Watchdog warns of mother tongue gap

31st July 2009 at 01:00

Sixth formers learning to speak English are falling behind because teachers are not properly trained to help them, according to Estyn.

The inspectorate has released a report revealing that most A-level students from ethnic minorities learning English as an additional language (EAL) are taught by staff without relevant qualifications.

Estyn praised English language support in schools, but said provision for 16 to 19-year-olds was "unstructured" and lacked a national strategy.

Schools were deemed to give better support than colleges, but both lacked plans to support older students whose mother tongue was not English or Welsh. These students learnt at a slower pace than their peers, partly because they spent a lot of time translating.

According to the report, many teachers felt their students were receiving the wrong sort of support.
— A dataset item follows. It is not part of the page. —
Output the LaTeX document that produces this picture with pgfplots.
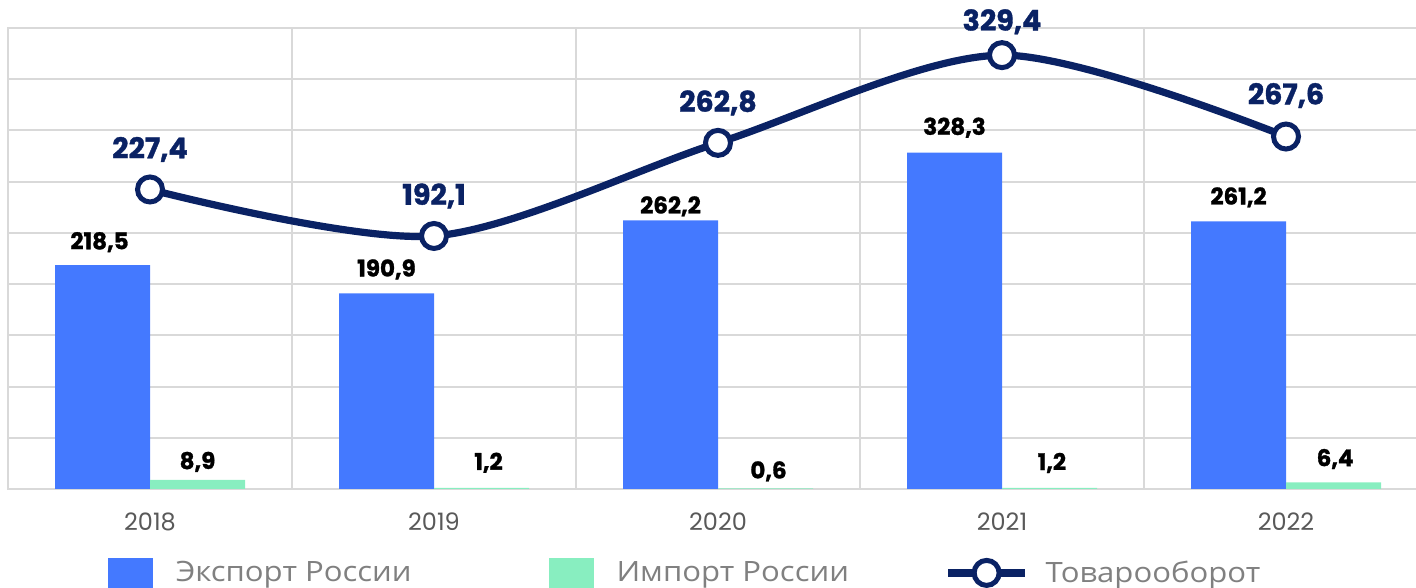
\documentclass[border=0pt]{standalone}
\usepackage{pgfplots}
\pgfplotsset{compat=1.18}
\usepackage{pgfplotstable}
\usepackage{fontspec}
\setmainfont{Open Sans}[FakeStretch=1.11]
\newfontfamily\numfont{Poppins}
\newfontfamily\numheavy{Poppins}[BoldFeatures={FakeBold=1.2}]
\definecolor{expblue}{HTML}{4479FF}
\definecolor{impgreen}{HTML}{88EEC0}
\definecolor{navy}{HTML}{0A2264}
\definecolor{gridgray}{HTML}{D9D9D9}
\definecolor{ticktext}{HTML}{595959}
\definecolor{legtext}{HTML}{808080}
\pgfplotsset{tradeleg/.style={legend image code/.code={\draw[##1, mark repeat=2, mark phase=2] plot coordinates {(0bp,0bp) (19.25bp,0bp) (38.5bp,0bp)};}}}

\pgfplotstableread{
x exp elbl edx edy imp ilbl idx idy
0 218.5 218,5 -25.25 11.5 8.9 8,9 23.75 9
1 190.9 190,9 -23.75 12 1.2 1,2 27.25 12.5
2 262.2 262,2 -23.75 7 0.6 0,6 25.25 8.5
3 328.3 328,3 -23.75 12.5 1.2 1,2 24.95 12.4
4 261.2 261,2 -23.75 12 6.4 6,4 24.55 11.7
}\bars
\pgfplotstableread{
x tot tlbl tdy
0 227.4 227,4 20
1 192.1 192,1 20
2 262.8 262,8 20
3 329.4 329,4 16.7
4 267.6 267,6 20.5
}\trade

\begin{document}
\begin{tikzpicture}
\useasboundingbox (-4bp,-49.5bp) rectangle (704bp,244.5bp);
\clip (-4bp,-49.5bp) rectangle (704bp,244.5bp);
\begin{axis}[
  at={(0,0)}, anchor=south west,
  scale only axis, width=710bp, height=230.5bp,
  xmin=-0.5, xmax=4.5, ymin=0, ymax=450,
  xtick={0,1,2,3,4}, xticklabels={2018,2019,2020,2021,2022},
  minor xtick={-0.5,0.5,1.5,2.5,3.5,4.5}, xminorgrids,
  ytick={0,50,...,450}, yticklabels={}, ymajorgrids,
  major tick length=0, minor tick length=0,
  grid style={gridgray, line width=1bp},
  minor grid style={gridgray, line width=1bp},
  axis line style={gridgray, line width=1bp},
  xticklabel style={font=\numfont\fontsize{12bp}{14bp}\selectfont, text=ticktext, anchor=base, yshift=-20.5bp},
]
\addplot[ybar, bar width=0.3345, bar shift=-0.16725, fill=expblue, draw=none,
  point meta=explicit symbolic,
  visualization depends on={\thisrow{edx} \as \dx},
  visualization depends on={\thisrow{edy} \as \dy},
  nodes near coords={\pgfplotspointmeta},
  every node near coord/.append style={anchor=center, xshift=\dx*1bp, yshift=\dy*1bp,
    font=\numheavy\bfseries\fontsize{11.5bp}{13bp}\selectfont, text=black}]
  table[x=x, y=exp, meta=elbl] {\bars};
\addplot[ybar, bar width=0.3345, bar shift=0.16725, fill=impgreen, draw=none,
  point meta=explicit symbolic,
  visualization depends on={\thisrow{idx} \as \dx},
  visualization depends on={\thisrow{idy} \as \dy},
  nodes near coords={\pgfplotspointmeta},
  every node near coord/.append style={anchor=center, xshift=\dx*1bp, yshift=\dy*1bp,
    font=\numheavy\bfseries\fontsize{11.5bp}{13bp}\selectfont, text=black}]
  table[x=x, y=imp, meta=ilbl] {\bars};
\end{axis}
\begin{axis}[
  at={(0,0)}, anchor=south west,
  scale only axis, width=710bp, height=230.5bp,
  xmin=-0.5, xmax=4.5, ymin=0, ymax=350,
  axis lines=none, xtick=\empty, ytick=\empty, clip=false,
  legend columns=3,
  legend style={at={(0.07042,-0.1963)}, anchor=west, draw=none, fill=none,
    inner sep=0pt, outer sep=0pt, column sep=9.5bp,
    font=\fontsize{14bp}{16bp}\selectfont, text=legtext},
  legend cell align=left,
]
\addlegendimage{legend image code/.code={\fill[expblue] (0bp,-14.5bp) rectangle (22bp,7.5bp);}}
\addlegendentry{\makebox[175bp][l]{Экспорт России}}
\addlegendimage{legend image code/.code={\fill[impgreen] (0bp,-14.5bp) rectangle (22bp,7.5bp);}}
\addlegendentry{\makebox[152.5bp][l]{Импорт России}}
\addlegendimage{navy, line width=3.6bp, mark=*, mark size=6.25bp,
  mark options={fill=white, draw=navy, line width=2.5bp}, tradeleg}
\addlegendentry{\hspace*{-3bp}Товарооборот}
\addplot[navy, line width=3.6bp, smooth, mark=*, mark size=6.25bp,
  mark options={fill=white, draw=navy, line width=2.5bp, solid}, forget plot,
  point meta=explicit symbolic,
  visualization depends on={\thisrow{tdy} \as \dy},
  nodes near coords={\pgfplotspointmeta},
  every node near coord/.append style={anchor=center, yshift=\dy*1bp,
    font=\numheavy\bfseries\fontsize{14.3bp}{16bp}\selectfont, text=navy}]
  table[x=x, y=tot, meta=tlbl] {\trade};
\end{axis}
\end{tikzpicture}
\end{document}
Some could not pursue their preferred course because of poor language skills, not a lack of ability.

Estyn made 14 suggestions to improve provision, including training more "frontline" staff to teach the English language and developing peer learning and mentoring.

It called on the Assembly government to set a national strategy and analyse student data.

There are no all-Wales figures for EAL students and many schools and colleges do not know how many they have enrolled.

Schools already collect detailed information about their pupils' backgrounds through their annual census, but little is known about EAL students' destinations after leaving compulsory education.

Estyn also urged young people's partnerships to improve transition from schools to sixth forms and colleges and to share more information about students.

Cardiff was cited as an example of good practice for aiming to improve transition from Years 10 to 12, but Estyn said this was still in the early stages.

The authority's ethnic minority achievement service, which runs homework clubs for Somali children, was also singled out for praise.

A government spokesperson said the report presented a great challenge. "We will consider carefully what can realistically be achieved alongside other priorities," he said.